Patent X was not only registered under patent law in 2019, but already in 2012 and exclusively licensed by PatentCo A to ProductionCo B as of 2013. The other factual and quantitative information is otherwise unchanged.

Question(s)

  • What changes regarding the tax treatment in contrast to the main variant? Does it matter that the patent has already been exploited since 2013 when it enters the patent box at the beginning of 2020?

Case 8: Exit from the patent box

1. facts of the case

Gross International AG is part of a foreign group, the Gross Group, with a turnover of > EUR 750 million and a group parent company in a Member State of the EU. Gross International AG conducts R&D activities in Canton B. Accordingly, it has internationally registered patents. In addition, it acts as a headmaster company that sells the group's products via group distribution companies in numerous countries.

Since the profitability of Gross International AG is very high relative to the historical R&D costs of the patented products, the purchase into the patent box could already be made in full in 2020 and 2021 by means of an offsetting solution. From 2022, the tax burden in Canton B will be around 12% due to the application of the patent box.

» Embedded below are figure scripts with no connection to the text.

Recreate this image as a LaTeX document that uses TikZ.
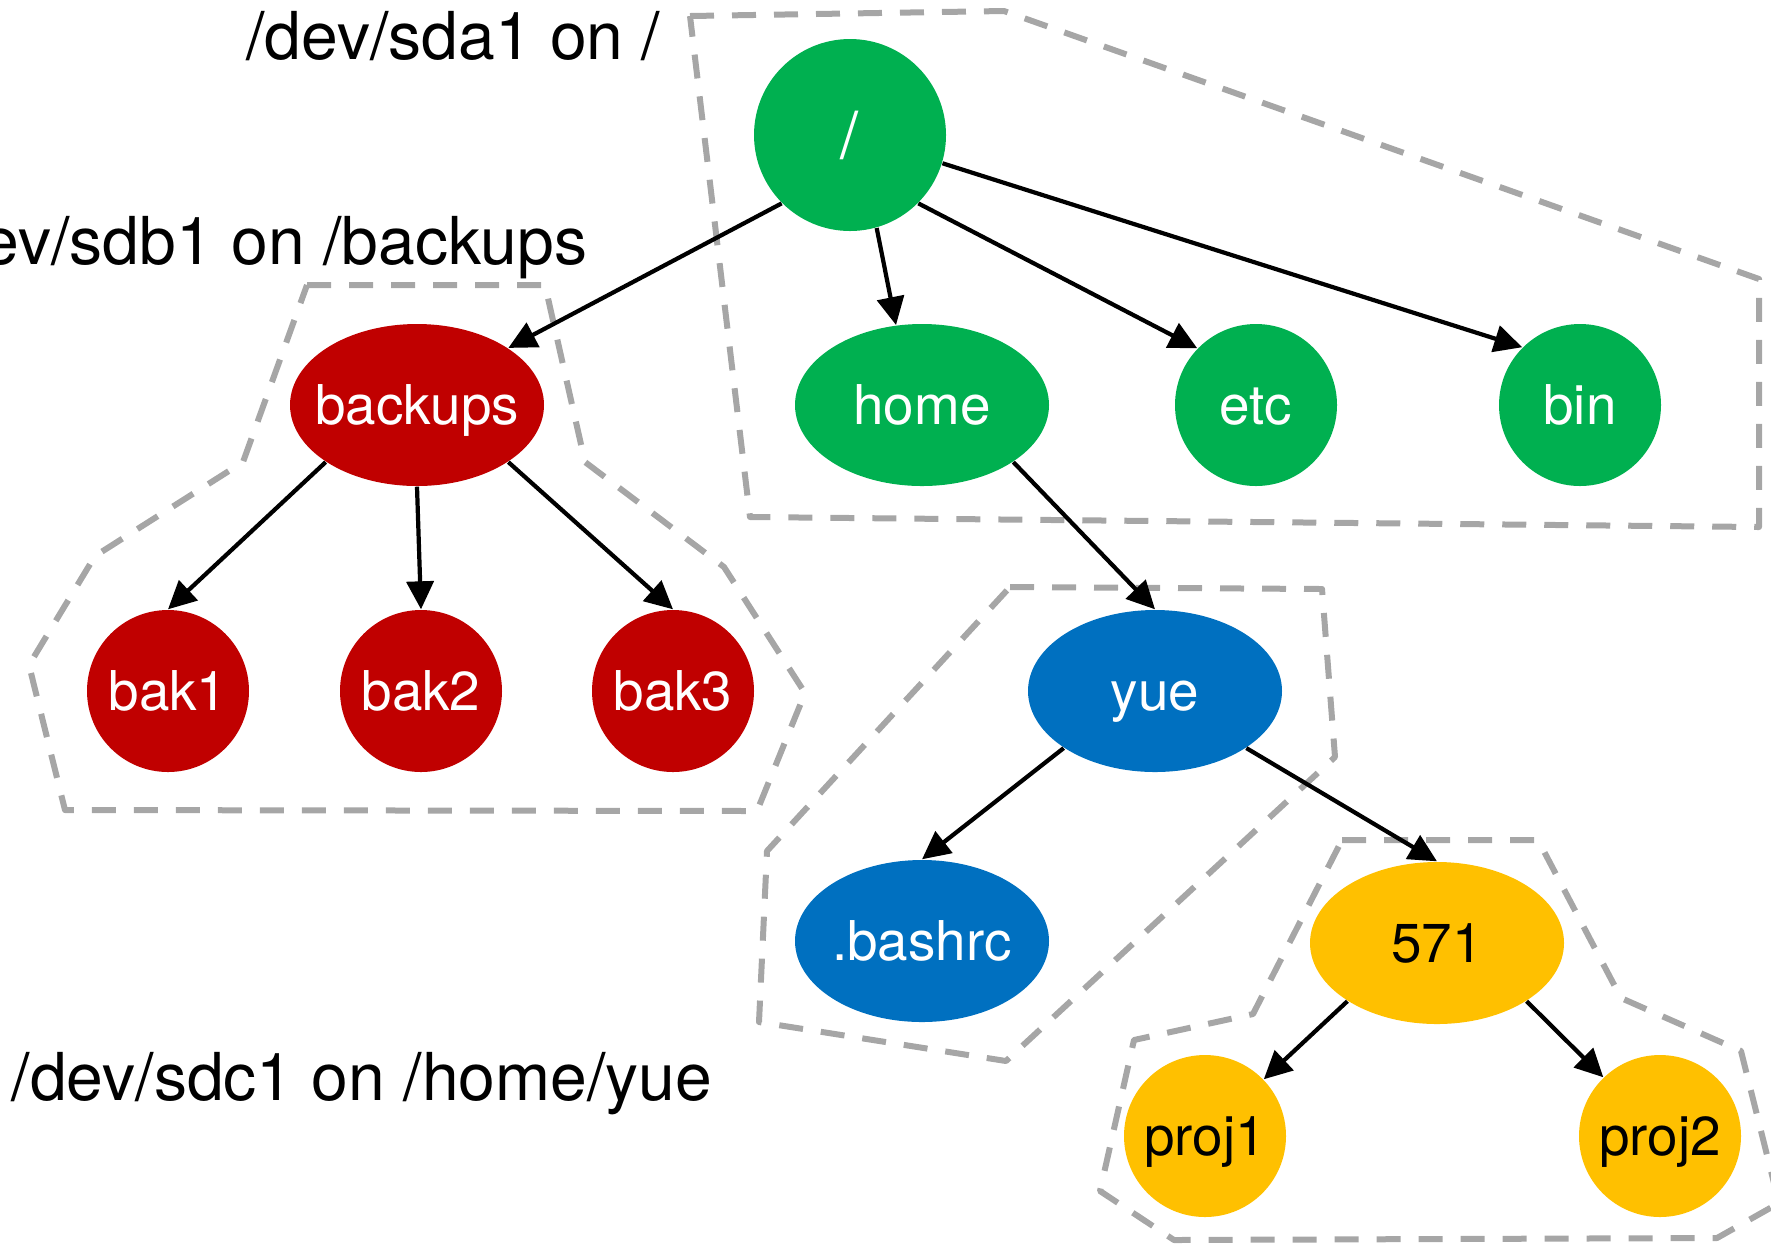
\documentclass[tikz,border=0pt]{standalone}
\usepackage{fontspec}
\setmainfont{TeX Gyre Heros}
\usepackage{xcolor}
\usepackage{tikz}
\usetikzlibrary{positioning, arrows.meta, shapes.geometric}

\definecolor{sdagreen}{RGB}{0,176,80}
\definecolor{sdbred}{RGB}{192,0,0}
\definecolor{sdcblue}{RGB}{0,112,192}
\definecolor{projyellow}{RGB}{255,192,0}
\definecolor{mountgray}{RGB}{166,166,166}

\begin{document}
\begin{tikzpicture}[
    x=0.1mm, y=-0.1mm,
    dir/.style={ellipse, minimum width=25.4mm, minimum height=16.2mm, inner xsep=-2mm, inner ysep=0pt, text height=11.2pt, text depth=0pt, text=white, font=\fontsize{15.6}{18}\selectfont},
    leaf/.style={dir, circle, minimum size=16.2mm},
    link/.style={-{Triangle[length=2.8mm, width=2.7mm]}, line width=1.2pt},
    mount/.style={draw=mountgray, line width=0.6mm, dash pattern=on 2.4mm off 1.8mm, line join=round},
    devlabel/.style={inner sep=0pt, font=\fontsize{18.8}{22}\selectfont}
]
\useasboundingbox (0,0) rectangle (1771,1245);

\draw[mount] (690,16) -- (1004,11) -- (1759,279) -- (1759,527) -- (750,517) -- cycle;
\draw[mount] (307,285) -- (545,285) -- (585,462) -- (724,567) -- (805,693) -- (757,811) -- (65,810) -- (29,665) -- (95,556) -- (243,462) -- cycle;
\draw[mount] (1010,587) -- (1322,589) -- (1335,757) -- (1006,1061) -- (759,1022) -- (767,851) -- cycle;
\draw[mount] (1342,840) -- (1538,840) -- (1621,998) -- (1741,1051) -- (1779,1203) -- (1717,1238) -- (1174,1240) -- (1100,1191) -- (1134,1040) -- (1253,1014) -- cycle;

\node[leaf, fill=sdagreen, minimum size=19.2mm, text height=13.5pt, font=\fontsize{18.5}{21}\selectfont] (root) at (850,135) {/};
\node[dir, fill=sdbred] (backups) at (417,405) {backups};
\node[dir, fill=sdagreen] (home) at (922,405) {home};
\node[leaf, fill=sdagreen] (etc) at (1256,405) {etc};
\node[leaf, fill=sdagreen] (bin) at (1580,405) {bin};
\node[leaf, fill=sdbred] (bak1) at (168,691) {bak1};
\node[leaf, fill=sdbred] (bak2) at (421,691) {bak2};
\node[leaf, fill=sdbred] (bak3) at (673,691) {bak3};
\node[dir, fill=sdcblue] (yue) at (1155,691) {yue};
\node[dir, fill=sdcblue] (bashrc) at (922,941) {.bashrc};
\node[dir, fill=projyellow, text=black] (c571) at (1437,943) {571};
\node[leaf, fill=projyellow, text=black] (proj1) at (1205,1136) {proj1};
\node[leaf, fill=projyellow, text=black] (proj2) at (1660,1136) {proj2};

\node[devlabel, anchor=base east] (sdalabel) at (661,59) {/dev/sda1 on /};
\node[devlabel, anchor=base east] (sdblabel) at (588,264) {/dev/sdb1 on /backups};
\node[devlabel, anchor=base west] (sdclabel) at (11,1100) {/dev/sdc1 on /home/yue};

\draw[link] (root.225) -- (backups.32);
\draw[link] (root.286) -- (home.108);
\draw[link] (root.315) -- (etc.136);
\draw[link] (root.343) -- (bin.135);
\draw[link] (backups.212) -- (bak1.90);
\draw[link] (backups.270) -- (bak2.90);
\draw[link] (backups.328) -- (bak3.90);
\draw[link] (home.328) -- (yue.90);
\draw[link] (yue.212) -- (bashrc.90);
\draw[link] (yue.328) -- (c571.90);
\draw[link] (c571.213) -- (proj1.44);
\draw[link] (c571.327) -- (proj2.134);

\end{tikzpicture}
\end{document}
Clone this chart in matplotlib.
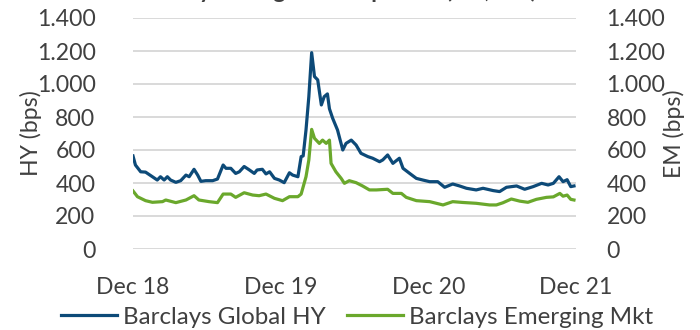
import matplotlib
matplotlib.use("Agg")
import matplotlib.pyplot as plt
import pandas as pd

plt.rcParams['font.family'] = ['Lato', 'DejaVu Sans']

title = "Monthly average bond spreads (HY, EM)"
hy_label = "Barclays Global HY"
em_label = "Barclays Emerging Mkt"
y_left_label = "HY (bps)"
y_right_label = "EM (bps)"

hy_dates = ["2018-12-31", "2019-01-06", "2019-01-19", "2019-01-31", "2019-02-17", "2019-03-01",
            "2019-03-09", "2019-03-18", "2019-03-26", "2019-04-03", "2019-04-16", "2019-04-28",
            "2019-05-11", "2019-05-19", "2019-05-31", "2019-06-09", "2019-06-17", "2019-06-29",
            "2019-07-16", "2019-07-28", "2019-08-11", "2019-08-18", "2019-08-30", "2019-09-11",
            "2019-09-20", "2019-10-02", "2019-10-15", "2019-10-27", "2019-11-03", "2019-11-16",
            "2019-11-25", "2019-12-04", "2019-12-16", "2019-12-28", "2020-01-09", "2020-01-22",
            "2020-01-30", "2020-02-12", "2020-02-20", "2020-02-25", "2020-03-03", "2020-03-10",
            "2020-03-17", "2020-03-24", "2020-04-01", "2020-04-10", "2020-04-17", "2020-04-25",
            "2020-04-30", "2020-05-08", "2020-05-20", "2020-06-02", "2020-06-10", "2020-06-23",
            "2020-07-05", "2020-07-17", "2020-08-03", "2020-08-15", "2020-09-01", "2020-09-09",
            "2020-09-21", "2020-10-04", "2020-10-20", "2020-10-29", "2020-11-14", "2020-12-01",
            "2020-12-17", "2021-01-03", "2021-01-23", "2021-02-09", "2021-03-01", "2021-03-18",
            "2021-04-04", "2021-04-28", "2021-05-15", "2021-06-09", "2021-06-25", "2021-07-12",
            "2021-08-06", "2021-08-26", "2021-09-16", "2021-10-07", "2021-10-23", "2021-11-05",
            "2021-11-19", "2021-11-29", "2021-12-09", "2021-12-18", "2021-12-26"]
hy_values = [564, 509, 468, 466, 438, 418,
             438, 418, 438, 418, 404, 414,
             448, 438, 483, 448, 410, 414,
             414, 424, 509, 489, 489, 458,
             468, 500, 479, 458, 479, 483,
             455, 468, 428, 418, 402, 462,
             448, 438, 560, 564, 721, 923,
             1190, 1045, 1025, 873, 923, 940,
             850, 792, 721, 600, 640, 660,
             630, 580, 560, 550, 529, 540,
             570, 519, 550, 489, 459, 428,
             418, 408, 408, 374, 394, 382,
             368, 358, 368, 354, 348, 374,
             382, 362, 378, 398, 388, 398,
             438, 408, 420, 378, 382]

em_dates = ["2018-12-31", "2019-01-11", "2019-01-31", "2019-02-17", "2019-03-14", "2019-03-22",
            "2019-04-16", "2019-05-11", "2019-05-31", "2019-06-12", "2019-07-07", "2019-07-28",
            "2019-08-11", "2019-08-30", "2019-09-11", "2019-10-02", "2019-10-23", "2019-11-08",
            "2019-11-25", "2019-12-16", "2020-01-05", "2020-01-22", "2020-02-12", "2020-02-20",
            "2020-03-03", "2020-03-10", "2020-03-17", "2020-03-24", "2020-04-05", "2020-04-13",
            "2020-04-22", "2020-04-30", "2020-05-04", "2020-05-16", "2020-05-29", "2020-06-06",
            "2020-06-18", "2020-07-05", "2020-07-21", "2020-08-07", "2020-08-24", "2020-09-21",
            "2020-10-04", "2020-10-25", "2020-11-06", "2020-12-01", "2021-01-03", "2021-02-05",
            "2021-03-01", "2021-03-26", "2021-04-28", "2021-05-31", "2021-06-17", "2021-07-03",
            "2021-07-24", "2021-08-14", "2021-09-03", "2021-09-24", "2021-10-19", "2021-11-05",
            "2021-11-21", "2021-11-29", "2021-12-09", "2021-12-18", "2021-12-26"]
em_values = [352, 317, 293, 283, 287, 297,
             281, 297, 323, 297, 287, 281,
             333, 333, 313, 341, 327, 323,
             333, 307, 293, 317, 317, 333,
             438, 539, 725, 671, 640, 660,
             640, 660, 519, 468, 428, 398,
             414, 402, 382, 358, 358, 362,
             337, 337, 313, 293, 287, 267,
             287, 282, 277, 267, 267, 280,
             303, 290, 283, 301, 313, 316,
             337, 320, 327, 301, 297]

x_ticks = ["2018-12-31", "2019-12-31", "2020-12-31", "2021-12-31"]
x_tick_labels = ["Dec 18", "Dec 19", "Dec 20", "Dec 21"]
y_ticks = [0, 200, 400, 600, 800, 1000, 1200, 1400]
y_tick_labels = ["0", "200", "400", "600", "800", "1.000", "1.200", "1.400"]

HY_COLOR = "#0d4a78"
EM_COLOR = "#6aa82c"
TEXT = "#404040"
FS = 16.6
FS_LEG = 17.4

fig = plt.figure(figsize=(7, 3.3), dpi=100)
ax = fig.add_axes([133 / 700, 1 - 249 / 330, (576 - 133) / 700, (249 - 18) / 330])
ax2 = ax.twinx()

hy_x = pd.to_datetime(hy_dates)
em_x = pd.to_datetime(em_dates)
l1, = ax.plot(hy_x, hy_values, color=HY_COLOR, lw=2.3, solid_joinstyle='round', zorder=3)
l2, = ax.plot(em_x, em_values, color=EM_COLOR, lw=2.3, solid_joinstyle='round', zorder=3)

xt = pd.to_datetime(x_ticks)
ax.set_xlim(xt[0], xt[-1])
ax.set_ylim(0, 1400)
ax2.set_ylim(0, 1400)
ax.set_xticks(xt)
ax.set_xticklabels(x_tick_labels)
ax.set_yticks(y_ticks)
ax.set_yticklabels(y_tick_labels)
ax2.set_yticks(y_ticks)
ax2.set_yticklabels(y_tick_labels)

ax.grid(axis='y', color='#d9d9d9', lw=1.4, zorder=0)
ax.set_axisbelow(True)
for a in (ax, ax2):
    for s in a.spines.values():
        s.set_visible(False)
    a.tick_params(length=0, labelsize=FS, labelcolor=TEXT)
ax.tick_params(axis='y', pad=27)
ax2.tick_params(axis='y', pad=22)
ax.tick_params(axis='x', pad=20)

ax.set_ylabel(y_left_label, fontsize=FS, color=TEXT)
ax2.set_ylabel(y_right_label, fontsize=FS, color=TEXT)
ax.yaxis.set_label_coords((42 - 133) / 443, 0.5)
ax2.yaxis.set_label_coords((663 - 133) / 443, 0.5)

fig.text(330 / 700, 1 + 2 / 330, title, ha='center', va='baseline', fontsize=FS,
         color=TEXT, fontweight='bold')

fig.legend([l1, l2], [hy_label, em_label], loc='center', ncol=2,
           bbox_to_anchor=(357 / 700, 1 - 317 / 330), frameon=False,
           fontsize=FS_LEG, labelcolor=TEXT, handlelength=2.3, handletextpad=0.25,
           columnspacing=0.9, borderpad=0, borderaxespad=0)

fig.savefig("out.png", dpi=100)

Because the country of domicile of the parent company of the Gross Group will introduce the OECD BEPS Pillar 2 Income Inclusion Rule in 2023, Gross International AG wants to ensure the internationally required minimum tax burden of 15% in Canton B and therefore withdraw from the patent box at the end of 2022 to the extent necessary to achieve this goal.

Questions

  • Can Gross International AG waive the patent deduction in whole or in part?
  • When the patent box was introduced at the beginning of 2020, the historical R&D costs were calculated for tax purposes in accordance with Art. 24b para. 3 StHG. This is based on the assumption that the patent box deduction will apply to the patented products until patent protection expires in 2035. The patent box deduction for 2022 is significantly lower than the historical R&D costs that were taken into account in 2020 and 2021. Can Gross International AG reverse part of the accounting of the historical R&D costs?
  • Would there be other ways to avoid overtaxation from entering the patent box?